Eddie Palmieri's current refashioning of the 40-plus-year-old style that started his career as a leader with the group La Perfecta enters its second phase with this release. After last year's La Perfecta II, the pianist returns with further bravura and street-smart upmanship, mashed into nastified riff-laden arrangements featuring plenty of abandon, grandeur and harmonically dark and heavy left-hand playing. Even in his most sensitive moments, as in the encasing bolero portions of "Tema Para Renee" that segues into straightahead jazz with Palmieri bopping it up, his playing reminds one of Klingon poetry: a sort of melodically perfumed testosterone and harmonic adrenaline.

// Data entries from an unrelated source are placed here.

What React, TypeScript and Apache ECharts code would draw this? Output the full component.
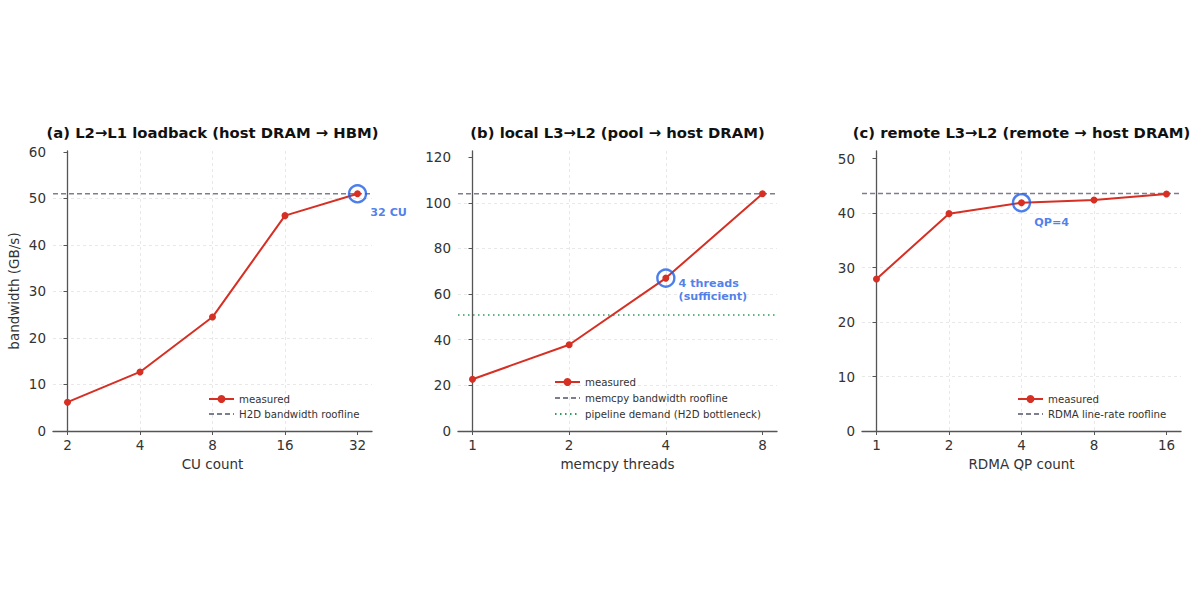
import React, { useEffect, useRef } from "react";
import * as echarts from "echarts";

const FONT = "DejaVu Sans";

// Panel (a)
const catsA = ["2", "4", "8", "16", "32"];
const measuredA = [6.2, 12.7, 24.5, 46.3, 51.0];
const rooflineA = 51.0;
const yTicksA = [0, 10, 20, 30, 40, 50, 60];
const yMaxA = 60.2;

// Panel (b)
const catsB = ["1", "2", "4", "8"];
const measuredB = [22.7, 37.8, 67.0, 104.0];
const rooflineB = 104.0;
const demandB = 50.8;
const yTicksB = [0, 20, 40, 60, 80, 100, 120];
const yMaxB = 122.7;

// Panel (c)
const catsC = ["1", "2", "4", "8", "16"];
const measuredC = [27.9, 39.9, 41.9, 42.4, 43.5];
const rooflineC = 43.6;
const yTicksC = [0, 10, 20, 30, 40, 50];
const yMaxC = 51.4;

const RED = "#d62f23";
const GRAY = "#7c7e8e";
const GREEN = "#2f9a5c";
const BLUE = "#1f5fe6";

const titles = [
  "(a) L2→L1 loadback (host DRAM → HBM)",
  "(b) local L3→L2 (pool → host DRAM)",
  "(c) remote L3→L2 (remote → host DRAM)",
];
const xNames = ["CU count", "memcpy threads", "RDMA QP count"];
const yName = "bandwidth (GB/s)";

const gridLefts = [53, 458, 862];
const GRID_W = 319;
const GRID_TOP = 151;
const GRID_H = 280;

export default function App() {
  const ref = useRef<HTMLDivElement>(null);
  useEffect(() => {
    if (!ref.current) return;
    const chart = echarts.init(ref.current, null, { renderer: "svg" });

    const panels = [
      {
        cats: catsA, measured: measuredA, yTicks: yTicksA, yMax: yMaxA,
        lines: [{ name: "H2D bandwidth roofline", value: rooflineA, color: GRAY, dash: [5, 3] }],
        hi: 4, hiLabel: "32 CU", hiOffset: [0, 19],
        legend: { left: 208, top: 394, gap: 5 },
      },
      {
        cats: catsB, measured: measuredB, yTicks: yTicksB, yMax: yMaxB,
        lines: [
          { name: "memcpy bandwidth roofline", value: rooflineB, color: GRAY, dash: [5, 3] },
          { name: "pipeline demand (H2D bottleneck)", value: demandB, color: GREEN, dash: [1.5, 3.5] },
        ],
        hi: 2, hiLabel: "4 threads\n(sufficient)", hiOffset: [0, 12],
        legend: { left: 554, top: 377, gap: 6 },
      },
      {
        cats: catsC, measured: measuredC, yTicks: yTicksC, yMax: yMaxC,
        lines: [{ name: "RDMA line-rate roofline", value: rooflineC, color: GRAY, dash: [5, 3] }],
        hi: 2, hiLabel: "QP=4", hiOffset: [0, 20],
        legend: { left: 1017, top: 394, gap: 5 },
      },
    ];

    const grid: any[] = [];
    const xAxis: any[] = [];
    const yAxis: any[] = [];
    const series: any[] = [];
    const legend: any[] = [];
    const title: any[] = [];

    panels.forEach((p, i) => {
      const n = p.cats.length;
      const pad = (n - 1) * 0.05;
      const xMin = -pad;
      const xMax = n - 1 + pad;
      grid.push({ left: gridLefts[i], top: GRID_TOP, width: GRID_W, height: GRID_H, containLabel: false });
      const xIdx = p.cats.map((_, k) => k);
      xAxis.push({
        type: "value", gridIndex: i, min: xMin, max: xMax,
        name: xNames[i], nameLocation: "middle", nameGap: 26,
        nameTextStyle: { fontFamily: FONT, fontSize: 13.5, color: "#333" },
        axisLine: { show: true, onZero: false, lineStyle: { color: "#555", width: 1.3 } },
        axisTick: { show: true, customValues: xIdx, length: 4, lineStyle: { color: "#555" } },
        axisLabel: {
          customValues: xIdx, fontFamily: FONT, fontSize: 13.5, color: "#333", margin: 7,
          formatter: (v: number) => p.cats[Math.round(v)] ?? "",
        },
        splitLine: { show: true, showMinLine: false, showMaxLine: false, lineStyle: { color: "#e2e2e2", type: [3, 3], width: 0.8 } },
      });
      yAxis.push({
        type: "value", gridIndex: i, min: 0, max: p.yMax,
        name: i === 0 ? yName : "", nameLocation: "middle", nameGap: 32,
        nameTextStyle: { fontFamily: FONT, fontSize: 13.5, color: "#333" },
        axisLine: { show: true, lineStyle: { color: "#555", width: 1.3 } },
        axisTick: { show: true, customValues: p.yTicks, length: 4, lineStyle: { color: "#555" } },
        axisLabel: { customValues: p.yTicks, fontFamily: FONT, fontSize: 13.5, color: "#333", margin: 7 },
        splitLine: { show: true, showMinLine: false, showMaxLine: false, lineStyle: { color: "#e2e2e2", type: [3, 3], width: 0.8 } },
      });

      const legendData: any[] = [{ name: "measured" }];
      p.lines.forEach((l) => {
        legendData.push({ name: l.name, itemStyle: { opacity: 0, borderWidth: 0 } });
        series.push({
          type: "line", name: l.name, xAxisIndex: i, yAxisIndex: i,
          data: [[xMin, l.value], [xMax, l.value]],
          symbol: "none", silent: true, z: 2,
          lineStyle: { color: l.color, width: 1.5, type: l.dash },
          itemStyle: { color: l.color },
        });
      });
      series.push({
        type: "line", name: "measured", xAxisIndex: i, yAxisIndex: i,
        data: p.measured.map((v, k) => [k, v]),
        symbol: "circle", symbolSize: 7, z: 3,
        lineStyle: { color: RED, width: 2 },
        itemStyle: { color: RED },
      });
      series.push({
        type: "scatter", name: "hi" + i, xAxisIndex: i, yAxisIndex: i,
        data: [[p.hi, p.measured[p.hi]]],
        symbol: "circle", symbolSize: 17, z: 4, silent: true,
        itemStyle: { color: "rgba(0,0,0,0)", borderColor: BLUE, borderWidth: 2.4 },
        label: {
          show: true, position: "right", distance: 3, offset: p.hiOffset,
          formatter: p.hiLabel, fontFamily: FONT, fontWeight: "bold", fontSize: 11.2,
          color: BLUE, align: "left", lineHeight: 13,
        },
      });
      legend.push({
        data: legendData, orient: "vertical", left: p.legend.left, top: p.legend.top,
        itemGap: p.legend.gap, itemWidth: 25, itemHeight: 10, padding: 0,
        textStyle: { fontFamily: FONT, fontSize: 10.2, color: "#333" },
        selectedMode: false,
      });
      title.push({
        text: titles[i], left: gridLefts[i] + GRID_W / 2, top: 125, textAlign: "center",
        textStyle: { fontFamily: FONT, fontSize: 14.8, fontWeight: "bold", color: "#111" },
        padding: 0,
      });
    });

    chart.setOption({
      animation: false,
      backgroundColor: "#fff",
      title, grid, xAxis, yAxis, series, legend,
    });
    return () => chart.dispose();
  }, []);
  return (
    <div
      ref={ref}
      style={{ position: "fixed", left: 0, top: 0, width: 1200, height: 600, background: "#fff" }}
    />
  );
}
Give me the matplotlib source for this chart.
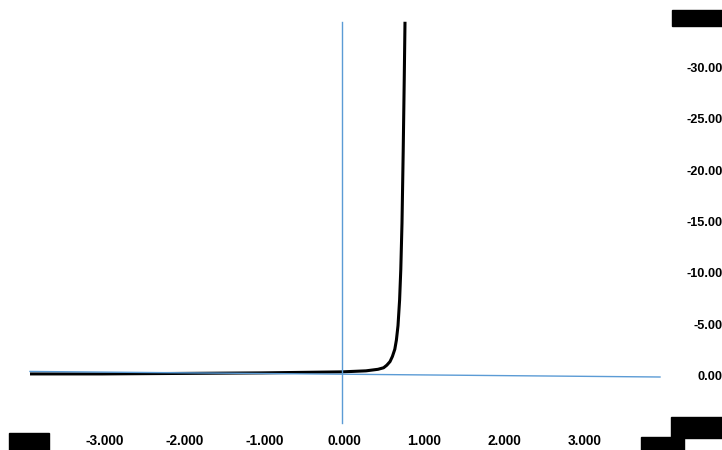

To be sure, the Nuyorican's take on Bach's harmonic prowess in "Gique (Bach Goes Bata)" will get loads of attention. Perhaps Gunther Schuller can identify it as a premiere example of Latin third stream jazz. In the bolero-son montuno "Dime," one can hear singer Herman Olivera's excellent rendition of the slow danceable portion, an acknowledged talent of his, albeit the vocal mix could have brought him up throughout the record. The recording, however, is truly a dancer's affair, from the controversial swinging Puerto Rican macho lyrics of "La Voz del Caribe," to the sweet cha tightness of "Lazaro y su Microfono," on to the barrio entreaties of "Sujetate la Lengua."
This is Palmieri's tightest and most relaxed band in recent memory. They are a superb bunch providing plenty of memorable moments behind the master's swinging and cascading discombobulation of the piano.